Introduction
Here we are going to explain in detail
how data travels through the OSI model. You must keep in mind that the
OSI model is a guideline. It tells the computer what it's supposed to do
when data needs to be sent or when data is received.
Our Study Case
We are going to analyse an example in order to try and understand how data encapsulation and decapsulation works. This should make it easier for most people.Try to see it this way :
When a car is built in a factory, one person doesn't do all the jobs, rather it's put into a production line and as the car moves through, each person will add different parts to it so when it comes to the end of the production line, it's complete and ready to be sent out to the dealer.
The same story applies for any data which needs to be sent from one computer to another. The OSI model which was created by the IEEE committee is to ensure that everyone follows these guidelines (just like the production line above) and therefore each computer will be able to communicate with every other computer, regardless of whether one computer is a Macintosh and the other is a PC.
One important piece of information to keep in mind is that data flows 2 ways in the OSI model, DOWN (data encapsulation) and UP (data decapsulation).
The picture below is an example of a simple data transfer between 2 computers and shows how the data is encapsulated and decapsulated:
Explanation:
The computer in the above picture needs
to send some data to another computer. The Application layer is where
the user interface exists, here the user interacts with the application
he or she is using, then this data is passed to the Presentation layer
and then to the Session layer. These three layer add some extra
information to the original data that came from the user and then passes
it to the Transport layer. Here the data is broken into smaller pieces
(one piece at a time transmitted) and the TCP header is a added. At this
point, the data at the Transport layer is called a segment.

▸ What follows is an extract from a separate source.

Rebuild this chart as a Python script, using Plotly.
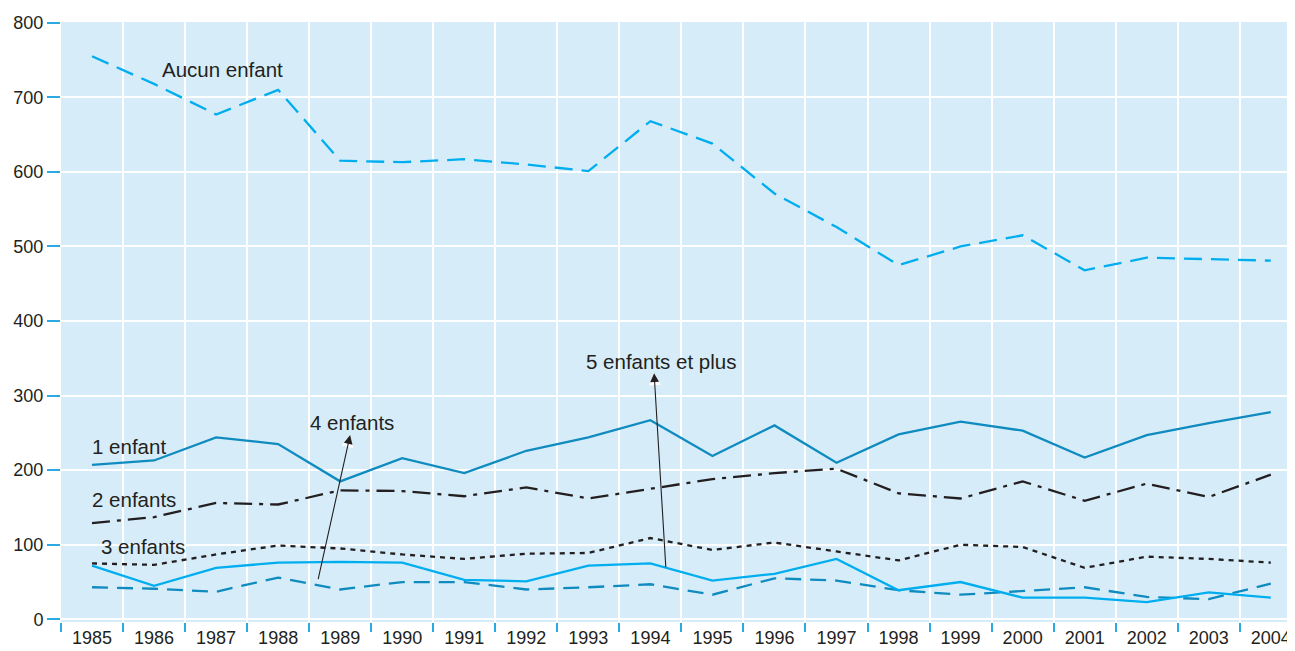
import plotly.graph_objects as go

years = [str(y) for y in range(1985, 2005)]

aucun = [755, 718, 677, 710, 615, 613, 617, 610, 601, 668, 638, 571, 526, 475, 500, 515, 468, 485, 483, 481]
un = [207, 213, 244, 235, 185, 216, 196, 226, 244, 267, 219, 260, 210, 248, 265, 253, 217, 247, 263, 278]
deux = [129, 137, 156, 154, 173, 172, 165, 177, 162, 175, 188, 196, 202, 169, 162, 185, 159, 182, 164, 194]
trois = [75, 73, 87, 99, 95, 87, 81, 88, 89, 109, 93, 103, 91, 79, 100, 97, 69, 84, 81, 76]
quatre = [43, 41, 37, 56, 40, 50, 50, 40, 43, 47, 33, 55, 52, 39, 33, 38, 43, 30, 27, 48]
cinq = [72, 45, 69, 76, 77, 76, 53, 51, 72, 75, 52, 61, 81, 39, 50, 29, 29, 23, 36, 29]

CYAN = "#00aeef"
DBLUE = "#0f8bbf"
BLACK = "#231f20"
TICK = "#29abe2"
FONT = "Liberation Sans, Arial, sans-serif"

fig = go.Figure()
series = [
    ("Aucun enfant", aucun, CYAN, "18px,9px"),
    ("1 enfant", un, DBLUE, "solid"),
    ("2 enfants", deux, BLACK, "18px,7px,4px,7px"),
    ("3 enfants", trois, BLACK, "5px,5px"),
    ("4 enfants", quatre, DBLUE, "16px,9px"),
    ("5 enfants et plus", cinq, CYAN, "solid"),
]
for name, vals, col, dash in series:
    fig.add_trace(go.Scatter(x=years, y=vals, mode="lines", name=name,
                             line=dict(color=col, width=2.3, dash=dash)))

labels = [
    ("Aucun enfant", 2.1, 737),
    ("1 enfant", 0.6, 232),
    ("2 enfants", 0.68, 161),
    ("3 enfants", 0.82, 98),
    ("4 enfants", 4.19, 264),
    ("5 enfants et plus", 9.17, 346),
]
for txt, x, y in labels:
    fig.add_annotation(x=x, y=y, text=txt, showarrow=False,
                       font=dict(family=FONT, size=20.5, color=BLACK))

# arrows: (head x, head y, tail x, tail y, halo tail x, halo tail y)
arrows = [
    (4.16, 247, 3.64, 52, 4.118, 231),
    (9.06, 330, 9.25, 68, 9.072, 314),
]
for x, y, ax, ay, hx, hy in arrows:
    fig.add_annotation(x=x, y=y, ax=hx, ay=hy, axref="x", ayref="y",
                       text="", showarrow=True, arrowhead=2, arrowsize=0.8,
                       arrowwidth=3, arrowcolor="white")
    fig.add_annotation(x=x, y=y, ax=ax, ay=ay, axref="x", ayref="y",
                       text="", showarrow=True, arrowhead=2, arrowsize=1.6,
                       arrowwidth=1.1, arrowcolor=BLACK)

fig.update_layout(
    width=1287, height=643,
    margin=dict(l=53, r=0, t=14, b=29),
    paper_bgcolor="white",
    plot_bgcolor="#d6edf9",
    showlegend=False,
    font=dict(family=FONT, size=18, color=BLACK),
)
fig.update_xaxes(type="category", range=[-0.5, 19.39], tickson="boundaries",
                 ticks="outside", ticklen=9, tickwidth=2, tickcolor=TICK,
                 ticklabelstandoff=3,
                 showgrid=True, gridcolor="white", gridwidth=1.5,
                 showline=False, zeroline=False,
                 tickfont=dict(family=FONT, size=18, color=BLACK))
fig.update_yaxes(range=[-3.6, 801], tickvals=[0, 100, 200, 300, 400, 500, 600, 700, 800],
                 ticks="outside", ticklen=13, tickwidth=2, tickcolor=TICK,
                 showgrid=True, gridcolor="white", gridwidth=1.5,
                 showline=False, zeroline=False,
                 tickfont=dict(family=FONT, size=18, color=BLACK))

fig.write_html("out.html")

Each segment is sequenced so the data
stream can be put back together on the receiving side exactly as
transmitted. Each segment is then handed to the Network layer for
network addressing (logical addressing) and routing through the internet
network. At the Network layer, we call the data (which includes at this
point the transport header and the upper layer information) a packet.
The Network layer add its IP header and
then sends it off to the Datalink layer. Here we call the data (which
includes the Network layer header, Transport layer header and upper
layer information) a frame. The Datalink layer is responsible
for taking packets from the Network layer and placing them on the
network medium (cable). The Datalink layer encapsulates each packet in a
frame which contains the hardware address (MAC) of the source and
destination computer (host) and the LLC information which identifies to
which protocol in the prevoius layer (Network layer) the packet should
be passed when it arrives to its destination. Also, at the end, you will
notice the FCS field which is the Frame Check Sequence. This is used
for error checking and is also added at the end by the Datalink layer.
If the destination computer is on a
remote network, then the frame is sent to the router or gateway to be
routed to the desination. To put this frame on the network, it must be
put into a digital signal. Since a frame is really a logical group of
1's and 0's, the Physical layer is responsible for encapsulating these
digits into a digital signal which is read by devices on the same local
network.
There are also a few 1's and 0's put at
the begining of the frame, only so the receiving end can synchronize
with the digital signal it will be receiving.
Below is a picture of what happens when the data is received at the destination computer.
Explanation
The receiving computer will firstly
synchronize with the digital signal by reading the few extra 1's and 0's
as mentioned above. Once the synchonization is complete and it receives
the whole frame and passes it to the layer above it which is the
Datalink layer.
The Datalink layer will do a Cyclic
Redundancy Check (CRC) on the frame. This is a computation which the
comupter does and if the result it gets matches the value in the FCS
field, then it assumes that the frame has been received without any
errors. Once that's out of the way, the Datalink layer will strip off
any information or header which was put on by the remote system's
Datalink layer and pass the rest (now we are moving from the Datalink
layer to the Network layer, so we call the data a packet) to the above layer which is the Network layer.
At the Network layer the IP address is
checked and if it matches (with the machine's own IP address) then the
Network layer header, or IP header if you like, is stripped off from the
packet and the rest is passed to the above layer which is the Transport
layer. Here the rest of the data is now called a segment.
The segment is processed at the
Transport layer, which rebuilds the data stream (at this level on the
sender's computer it was actually split into pieces so they can be
transferred) and acknowledges to the transmitting computer that it
received each piece. It is obvious that since we are sending an ACK back
to the sender from this layer that we are using TCP and not UDP. Please
refer to the Protocols section for more clarification. After all that, it then happily hands the data stream to the upper-layer application.
You will find that when analysing the
way data travels from one computer to another most people never analyse
in detail any layers above the Transport layer. This is because the
whole process of getting data from one computer to another involves
usually layers 1 to 4 (Physical to Transport) or layer 5 (Session) at
the most, depending on the type of data.